A private members bill by Conservative MP Jonathan Gullis is seeking to legislate for long-promised reforms to auto-enrolment. It proposes to give the secretary of state powers to amend the minimum age and lower earnings limit. The government will have to consult on the approach and timings before the powers in the bill can be used.
Abolishing the lower earnings limit of currently £6,240, so contributions are made on the first pound earned, and reducing the age for being auto-enrolled to 18 from currently 22, would “make a meaningful difference to people’s pension saving”, said pensions minister Laura Trott.
Gullis said extending auto-enrolment to those aged 18 and over was “a no-brainer" and will make saving the norm for young adults.
Proposals to scrap the lower earnings limit and reduce the minimum auto-enrolment age to 18 were first made in 2017 by the Automatic Enrolment Review. At the time, the government said it would implement the proposed changes in the “mid-2020s”.
The Pensions and Lifetime Savings Association and the Association of British Insurers have both backed the bill.
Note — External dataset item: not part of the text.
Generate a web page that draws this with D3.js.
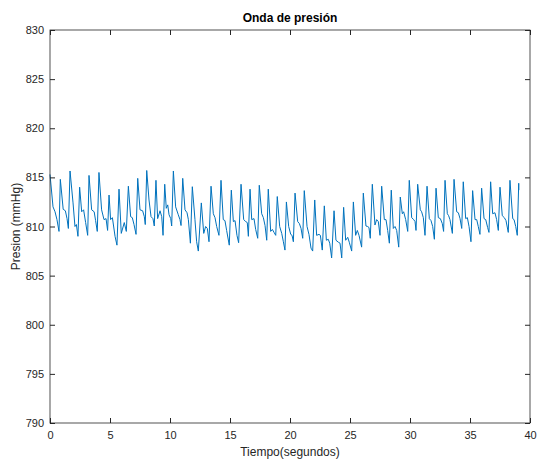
<!DOCTYPE html>
<html>
<head>
<meta charset="utf-8">
<title>Onda de presión</title>
<script src="https://d3js.org/d3.v7.min.js"></script>
<style>
  body { margin: 0; background: #fff; font-family: "Liberation Sans", Arial, sans-serif; }
</style>
</head>
<body>
<svg id="chart" width="537" height="459"></svg>
<script>
var tiempo = [
  0.00, 0.25, 0.42, 0.58, 0.75, 0.86, 1.10, 1.28, 1.42, 1.53,
  1.67, 1.92, 2.08, 2.20, 2.33, 2.47, 2.64, 2.80, 2.97, 3.14,
  3.25, 3.47, 3.68, 3.80, 3.94, 4.08, 4.30, 4.50, 4.67, 4.80,
  4.92, 5.05, 5.20, 5.42, 5.58, 5.75, 5.94, 6.19, 6.36, 6.53,
  6.72, 6.86, 7.00, 7.17, 7.31, 7.50, 7.72, 7.86, 7.94, 8.06,
  8.25, 8.42, 8.58, 8.69, 8.83, 8.97, 9.17, 9.31, 9.42, 9.56,
  9.69, 9.81, 9.92, 10.06, 10.14, 10.28, 10.47, 10.69, 10.83, 10.92,
  11.06, 11.25, 11.42, 11.53, 11.70, 11.86, 12.08, 12.22, 12.36, 12.61,
  12.81, 12.97, 13.11, 13.25, 13.42, 13.61, 13.75, 13.89, 14.08, 14.25,
  14.44, 14.58, 14.72, 14.94, 15.11, 15.28, 15.42, 15.58, 15.72, 15.92,
  16.14, 16.31, 16.44, 16.53, 16.67, 16.81, 17.00, 17.14, 17.31, 17.44,
  17.64, 17.78, 17.92, 18.06, 18.19, 18.39, 18.53, 18.67, 18.81, 18.94,
  19.14, 19.31, 19.44, 19.58, 19.70, 19.89, 20.06, 20.17, 20.28, 20.42,
  20.64, 20.78, 20.92, 21.06, 21.19, 21.42, 21.58, 21.75, 21.89, 22.06,
  22.22, 22.42, 22.53, 22.69, 22.86, 23.03, 23.19, 23.31, 23.47, 23.67,
  23.83, 24.03, 24.17, 24.31, 24.47, 24.64, 24.81, 24.94, 25.14, 25.28,
  25.47, 25.61, 25.75, 25.97, 26.11, 26.33, 26.47, 26.58, 26.69, 26.86,
  27.08, 27.22, 27.36, 27.50, 27.64, 27.86, 28.00, 28.14, 28.28, 28.44,
  28.61, 28.75, 28.89, 29.06, 29.19, 29.36, 29.47, 29.64, 29.81, 29.94,
  30.14, 30.31, 30.42, 30.50, 30.64, 30.86, 30.97, 31.11, 31.25, 31.42,
  31.61, 31.75, 31.89, 32.03, 32.17, 32.36, 32.53, 32.69, 32.80, 32.92,
  33.11, 33.22, 33.33, 33.53, 33.67, 33.89, 34.03, 34.17, 34.31, 34.44,
  34.64, 34.78, 34.92, 35.08, 35.22, 35.42, 35.56, 35.69, 35.83, 35.97,
  36.17, 36.31, 36.47, 36.58, 36.72, 36.89, 37.08, 37.22, 37.36, 37.50,
  37.69, 37.86, 38.00, 38.19, 38.33, 38.56, 38.67, 38.81, 38.94, 39.06,
  39.07
];
var presion = [
  815.3, 812.0, 811.5, 810.7, 809.5, 814.8, 811.75, 811.6, 810.8, 809.8,
  815.65, 812.4, 810.0, 810.2, 809.0, 814.0, 811.5, 811.7, 810.4, 809.1,
  815.2, 811.7, 811.5, 810.6, 809.5, 815.5, 811.7, 810.7, 810.8, 809.6,
  813.2, 810.7, 810.9, 809.0, 808.1, 813.8, 809.3, 810.4, 809.5, 814.1,
  811.0, 810.9, 810.2, 809.2, 814.9, 811.7, 811.6, 811.0, 810.2, 815.7,
  812.7, 811.0, 810.8, 810.05, 814.7, 810.8, 811.6, 811.0, 809.1, 814.3,
  811.85, 812.2, 811.2, 810.8, 810.05, 815.65, 812.0, 811.2, 810.7, 810.1,
  814.9, 811.7, 811.4, 810.7, 808.3, 814.05, 810.7, 808.45, 807.5, 812.4,
  809.3, 810.0, 809.8, 808.45, 814.1, 811.3, 810.9, 810.0, 809.1, 814.7,
  810.7, 810.6, 809.6, 808.1, 813.7, 810.5, 810.6, 809.1, 808.35, 814.3,
  810.7, 810.5, 810.4, 809.0, 813.8, 810.7, 810.8, 809.7, 808.8, 814.2,
  811.3, 810.9, 810.1, 808.6, 813.8, 809.5, 809.7, 809.4, 809.1, 813.05,
  810.0, 809.3, 808.5, 807.6, 812.5, 810.0, 809.2, 809.1, 808.45, 813.4,
  810.5, 810.3, 809.8, 808.8, 813.65, 810.0, 809.2, 807.8, 807.5, 812.7,
  809.1, 809.2, 809.1, 807.6, 812.1, 808.6, 808.7, 808.3, 806.8, 811.6,
  808.6, 808.4, 808.3, 806.8, 811.95, 808.6, 808.9, 808.4, 807.5, 812.5,
  809.1, 809.6, 809.1, 807.9, 813.4, 810.05, 810.0, 809.9, 808.8, 814.3,
  810.15, 810.7, 810.5, 809.1, 814.1, 810.7, 810.7, 809.6, 808.3, 813.7,
  809.8, 810.0, 809.6, 807.9, 813.0, 811.3, 811.5, 810.7, 809.5, 814.7,
  810.9, 810.7, 810.5, 809.6, 814.3, 811.7, 811.5, 810.9, 809.1, 814.1,
  810.8, 810.6, 810.0, 808.7, 813.9, 810.9, 810.8, 810.3, 809.5, 814.7,
  811.3, 811.1, 810.7, 809.3, 814.8, 811.5, 811.4, 810.8, 809.8, 814.55,
  810.8, 810.9, 810.0, 808.45, 813.65, 810.7, 810.7, 810.0, 809.2, 813.9,
  810.8, 810.7, 809.9, 809.4, 814.55, 811.3, 811.4, 810.7, 809.6, 814.0,
  811.1, 810.9, 810.6, 809.4, 814.7, 810.8, 810.7, 810.0, 809.1, 814.4,
  813.7
];
var xTicks = [0, 5, 10, 15, 20, 25, 30, 35, 40];
var yTicks = [790, 795, 800, 805, 810, 815, 820, 825, 830];

var margin = {top: 30, right: 7, bottom: 36, left: 50},
    width = 537 - margin.left - margin.right,
    height = 459 - margin.top - margin.bottom;

var axisColor = "#262626";

var svg = d3.select("#chart")
  .append("g")
  .attr("transform", "translate(" + margin.left + "," + margin.top + ")");

var x = d3.scaleLinear().domain([0, 40]).range([0, width]);
var y = d3.scaleLinear().domain([790, 830]).range([height, 0]);

var pts = tiempo.map(function(t, i) { return [t, presion[i]]; });

var line = d3.line()
  .x(function(d) { return x(d[0]); })
  .y(function(d) { return y(d[1]); });

svg.append("path")
  .datum(pts)
  .attr("fill", "none")
  .attr("stroke", "#0072BD")
  .attr("stroke-width", 1)
  .attr("stroke-linejoin", "round")
  .attr("d", line);

// axes, MATLAB style: inward ticks on all four sides
var tk = 5;
function styleAxis(g) {
  g.select(".domain").remove();
  g.selectAll(".tick line").attr("stroke", axisColor);
  g.selectAll(".tick text")
    .attr("fill", axisColor)
    .style("font-size", "11px")
    .style("font-family", "'Liberation Sans', Arial, sans-serif");
}

svg.append("g")
  .attr("transform", "translate(0," + height + ")")
  .call(d3.axisBottom(x).tickValues(xTicks).tickSizeInner(-tk).tickSizeOuter(0).tickPadding(8))
  .call(styleAxis);

svg.append("g")
  .call(d3.axisTop(x).tickValues(xTicks).tickSizeInner(-tk).tickSizeOuter(0).tickFormat(""))
  .call(styleAxis);

svg.append("g")
  .call(d3.axisLeft(y).tickValues(yTicks).tickSizeInner(-tk).tickSizeOuter(0).tickPadding(6))
  .call(styleAxis);

svg.append("g")
  .attr("transform", "translate(" + width + ",0)")
  .call(d3.axisRight(y).tickValues(yTicks).tickSizeInner(-tk).tickSizeOuter(0).tickFormat(""))
  .call(styleAxis);

svg.append("rect")
  .attr("x", 0).attr("y", 0)
  .attr("width", width).attr("height", height)
  .attr("fill", "none")
  .attr("stroke", axisColor)
  .attr("stroke-width", 0.8);

// labels
svg.append("text")
  .attr("x", width / 2)
  .attr("y", -8)
  .attr("text-anchor", "middle")
  .style("font-size", "12px")
  .style("font-weight", "bold")
  .attr("fill", "#000")
  .text("Onda de presión");

svg.append("text")
  .attr("x", width / 2)
  .attr("y", height + 33)
  .attr("text-anchor", "middle")
  .style("font-size", "12px")
  .attr("fill", axisColor)
  .text("Tiempo(segundos)");

svg.append("text")
  .attr("transform", "translate(-30," + (height / 2) + ")rotate(-90)")
  .attr("text-anchor", "middle")
  .style("font-size", "12px")
  .attr("fill", axisColor)
  .text("Presion (mmHg)");
</script>
</body>
</html>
The PLSA expects the changes to make it into law at some point over the next year.
Nigel Peaple, director of policy and advocacy at the PLSA, while supportive of the two measures in the bill, has repeated the PLSA's call to increase minimum contribution levels to 12%.
“In order for savers to reach an adequate income in retirement, further increases should be undertaken over the next decade so that AE rises from an 8% pension contribution today to around 12% in the early 2030s – split 50/50 between employers and employees,” said Peaple.
The Investing and Saving Alliance also wants to see contributions rise to 12% split equally, but with flexibility for those who cannot afford paying in this level.
The Investing and Saving Alliance also wants to see contributions rise to 12% split equally, but with flexibility for those who cannot afford paying in this level.
Towards the end of his tenure, former pensions minister Guy Opperman had voiced support for raising contributions to 12%, but Trott has so far not made public comments on the subject.
Yvonne Braun, the ABI’s director of policy, long-term savings, health and protection, said the association welcomes the return of the bill.
"The success of [auto-enrolment] over the last 10 years is down to consensus between government, political parties, industry and employers, and we stand ready to work with Jonathan Gullis MP and all other partners to build on this over the next decade,” she added.
The next step in the journey to the reforms in the bill should be to agree a timetable for implementation, said Kate Smith, head of pensions at provider Aegon, and urged the government to start phasing this in from April 2024 as the next general election is due by January 2025.
Removing the lower earnings limit should, however, happen in phases, she argued: “To avoid an overnight change, it will be important to introduce this gradually over a number of years, particularly as we emerge from the current cost of living crisis. Otherwise, someone earning £12,480 would see their contributions double overnight.”